1. Naïve Approach: Linear Search

A simple but inefficient approach is to store all usernames in an array and perform a linear search.

Implementation:

for username in user_list:
    if username == target_username:
        return True
return False

Complexity:

Time Complexity: O(N), where N is the number of users (1 billion in this case)
Space Complexity: O(N)

Drawback:

This method is impractical for large datasets due to slow search time.

2. Optimized Approach: Hashing (HashSet or Dictionary)

A HashSet (or HashMap in some languages) is a much more efficient approach.

Implementation (Python using a set):

user_set = set(user_list)
def username_exists(username):
    return username in user_set

Complexity:

Time Complexity: O(1) on average
Space Complexity: O(N)

Drawback:

Requires additional memory proportional to the number of users (1 billion usernames may consume significant RAM).

3. Database Indexing (SQL Approach)

If usernames are stored in a relational database, indexing can speed up queries.

SQL Query:

SELECT 1 FROM users WHERE username = 'target_username' LIMIT 1

Optimization:

Create an index on the username column for O(log N) lookups:

CREATE INDEX idx_username ON users(username)

Complexity:

Time Complexity: O(log N) with a B-Tree index
Space Complexity: O(N) (for indexing)

Drawback:

Index maintenance overhead
Slower than hashing but more scalable

4. Trie Data Structure (Prefix-Based Searching)

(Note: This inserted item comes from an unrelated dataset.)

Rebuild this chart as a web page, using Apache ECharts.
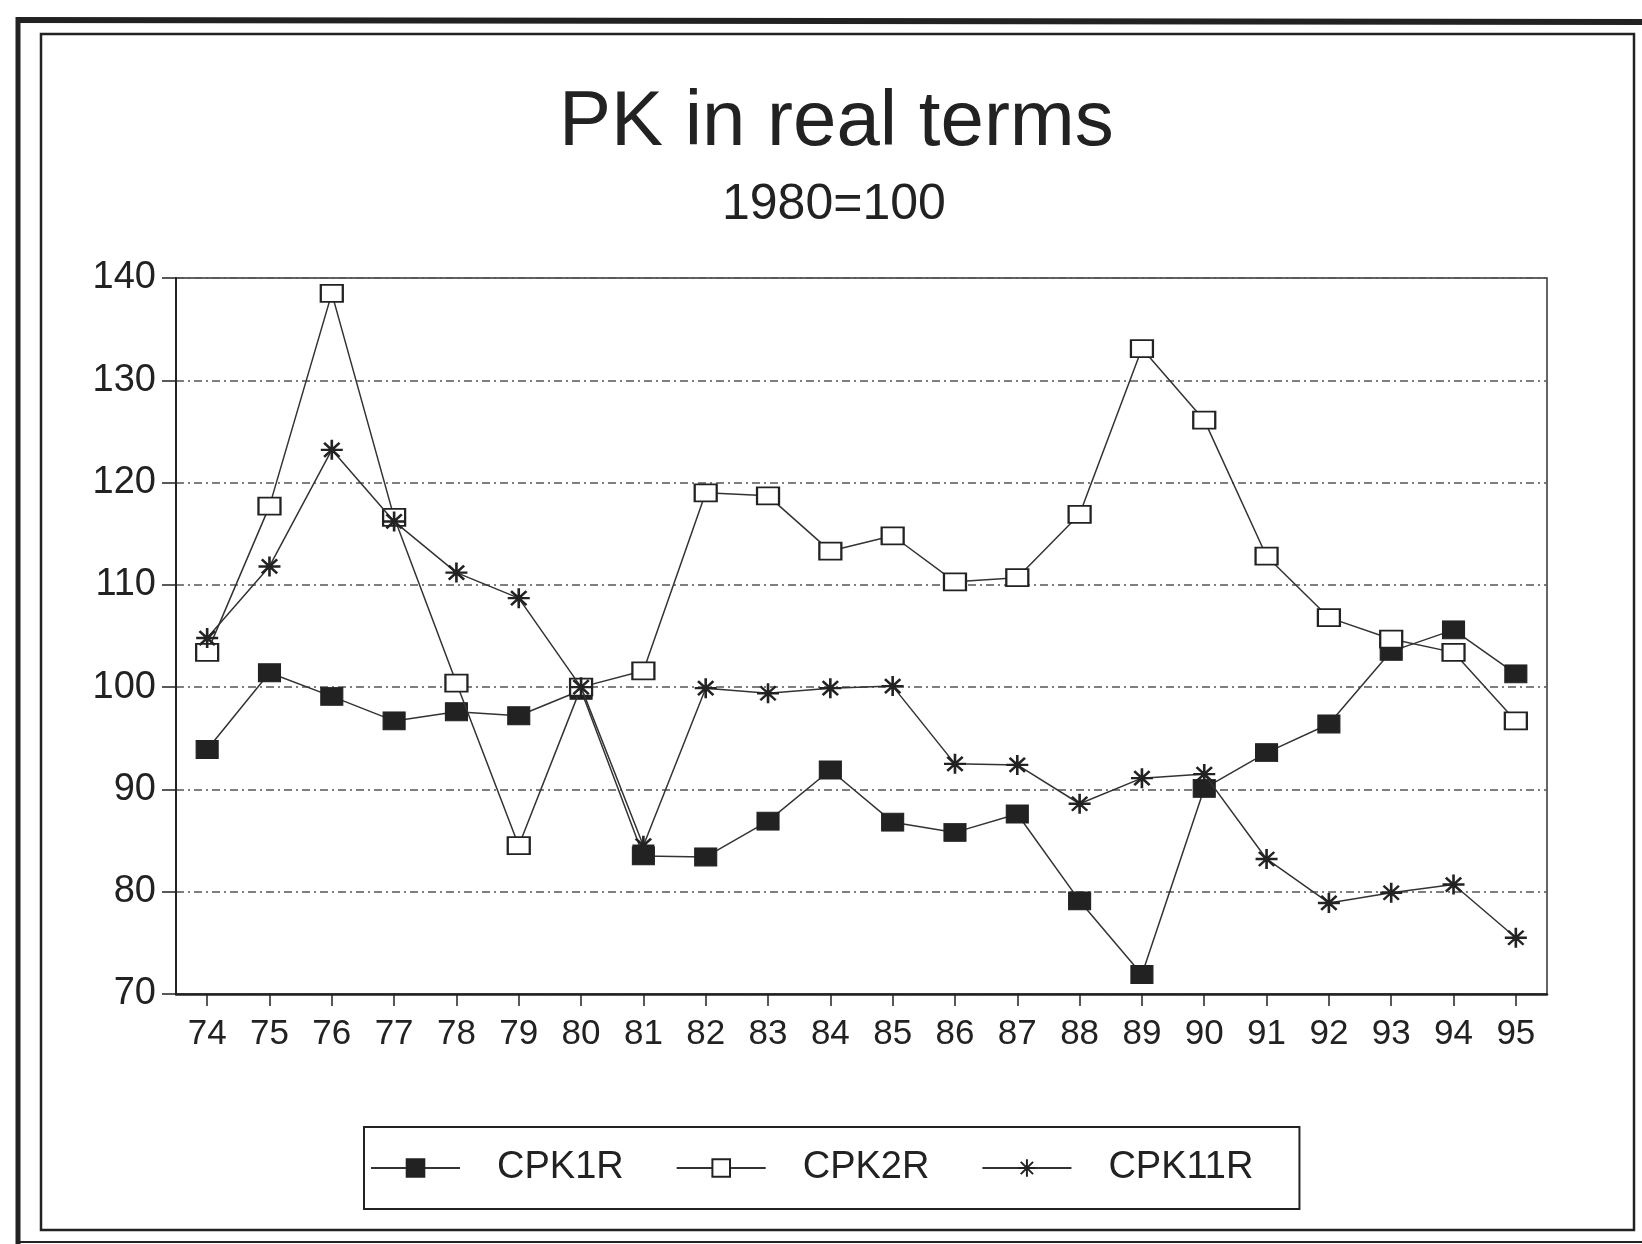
<!DOCTYPE html>
<html>
<head>
<meta charset="utf-8">
<title>PK in real terms</title>
<script src="https://cdn.jsdelivr.net/npm/echarts@6/dist/echarts.min.js"></script>
<style>
  html, body { margin: 0; padding: 0; background: #fff; }
  #main { width: 1642px; height: 1244px; }
</style>
</head>
<body>
<div id="main"></div>
<script>
// years on the x axis (19xx)
var years = ['74', '75', '76', '77', '78', '79', '80', '81', '82', '83', '84',
  '85', '86', '87', '88', '89', '90', '91', '92', '93', '94', '95'];

// index values, 1980 = 100
var cpk1r = [93.9, 101.4, 99.1, 96.7, 97.6, 97.2, 99.7, 83.5, 83.4, 86.9, 91.9,
  86.8, 85.8, 87.6, 79.1, 71.9, 90.1, 93.6, 96.4, 103.5, 105.6, 101.3];
var cpk2r = [103.4, 117.7, 138.5, 116.6, 100.4, 84.5, 100.0, 101.6, 119.0, 118.7, 113.3,
  114.8, 110.3, 110.7, 116.9, 133.1, 126.1, 112.8, 106.8, 104.7, 103.4, 96.7];
var cpk11r = [104.8, 111.8, 123.2, 116.2, 111.2, 108.7, 100.0, 84.5, 99.9, 99.4, 99.9,
  100.1, 92.5, 92.4, 88.6, 91.1, 91.5, 83.2, 78.9, 79.9, 80.7, 75.5];

var yTicks = [70, 80, 90, 100, 110, 120, 130, 140];

var ink = '#222';
var font = "'Liberation Sans', Arial, sans-serif";
var star = 'path://M0,5L10,5M5,0L5,10M1.5,1.5L8.5,8.5M8.5,1.5L1.5,8.5';

var chart = echarts.init(document.getElementById('main'));

var option = {
  backgroundColor: '#fff',
  animation: false,
  title: [
    {
      text: 'PK in real terms',
      left: 559,
      top: 84,
      padding: 0,
      textStyle: { fontFamily: font, fontSize: 78, fontWeight: 'normal', color: ink }
    },
    {
      text: '1980=100',
      left: 722,
      top: 180,
      padding: 0,
      textStyle: { fontFamily: font, fontSize: 50, fontWeight: 'normal', color: ink }
    }
  ],
  grid: {
    left: 176,
    right: 95,
    top: 278,
    bottom: 250,
    show: true,
    borderColor: '#333',
    borderWidth: 1.5
  },
  legend: {
    left: 364,
    top: 1127,
    orient: 'horizontal',
    padding: [22, 46, 22, 6],
    borderColor: ink,
    borderWidth: 2,
    itemWidth: 89,
    itemHeight: 22,
    itemGap: 52,
    textStyle: { fontFamily: font, fontSize: 38, color: ink, padding: [0, 0, 0, 32] },
    data: ['CPK1R', 'CPK2R', 'CPK11R']
  },
  xAxis: {
    type: 'category',
    data: years,
    boundaryGap: true,
    axisLine: { show: true, lineStyle: { color: ink, width: 2.5 } },
    axisTick: { show: true, alignWithLabel: true, length: 12, lineStyle: { color: ink, width: 1.5 } },
    axisLabel: { fontFamily: font, fontSize: 35, color: ink, margin: 23 },
    splitLine: { show: false }
  },
  yAxis: {
    type: 'value',
    min: yTicks[0],
    max: yTicks[yTicks.length - 1],
    interval: 10,
    axisLine: { show: true, lineStyle: { color: ink, width: 2 } },
    axisTick: { show: true, length: 14, lineStyle: { color: ink, width: 1.5 } },
    axisLabel: { fontFamily: font, fontSize: 38, color: ink, margin: 20 },
    splitLine: { show: true, lineStyle: { color: '#555', width: 1.5, type: [8, 4, 2, 4] } }
  },
  series: [
    {
      name: 'CPK1R',
      type: 'line',
      data: cpk1r,
      symbol: 'rect',
      symbolSize: [22, 18],
      color: ink,
      lineStyle: { color: '#333', width: 1.5 },
      itemStyle: { color: ink, borderColor: ink, borderWidth: 1 },
      z: 3
    },
    {
      name: 'CPK2R',
      type: 'line',
      data: cpk2r,
      symbol: 'rect',
      symbolSize: [22, 17],
      color: ink,
      lineStyle: { color: '#333', width: 1.5 },
      itemStyle: { color: '#fff', borderColor: ink, borderWidth: 2 },
      z: 4
    },
    {
      name: 'CPK11R',
      type: 'line',
      data: cpk11r,
      symbol: star,
      symbolSize: [22, 20],
      color: ink,
      lineStyle: { color: '#333', width: 1.5 },
      itemStyle: { color: ink, borderColor: ink, borderWidth: 2.5 },
      z: 5
    }
  ],
  graphic: [
    // scanned page frame
    { type: 'line', shape: { x1: 16, y1: 20, x2: 1642, y2: 22 }, style: { stroke: ink, lineWidth: 6 } },
    { type: 'line', shape: { x1: 18, y1: 17, x2: 18, y2: 1244 }, style: { stroke: ink, lineWidth: 5 } },
    { type: 'line', shape: { x1: 16, y1: 1242, x2: 1642, y2: 1242 }, style: { stroke: ink, lineWidth: 2 } },
    { type: 'rect', shape: { x: 41, y: 34, width: 1593, height: 1196 }, style: { stroke: ink, fill: null, lineWidth: 2.5 } }
  ]
};

chart.setOption(option);
</script>
</body>
</html>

A Trie (prefix tree) is useful if usernames share common prefixes.

Implementation:

class TrieNode:
    def __init__(self):
        self.children = {}
        self.is_end_of_word = False

class Trie:
    def __init__(self):
        self.root = TrieNode()

    def insert(self, word):
        node = self.root
        for char in word:
            if char not in node.children:
                node.children[char] = TrieNode()
            node = node.children[char]
        node.is_end_of_word = True

    def search(self, word):
        node = self.root
        for char in word:
            if char not in node.children:
                return False
            node = node.children[char]
        return node.is_end_of_word

Complexity:

Time Complexity: O(L) where L is the length of the username
Space Complexity: O(N * L)

Drawback:

High memory usage
Complex implementation

5. Bloom Filters (Space-Efficient Probabilistic Approach)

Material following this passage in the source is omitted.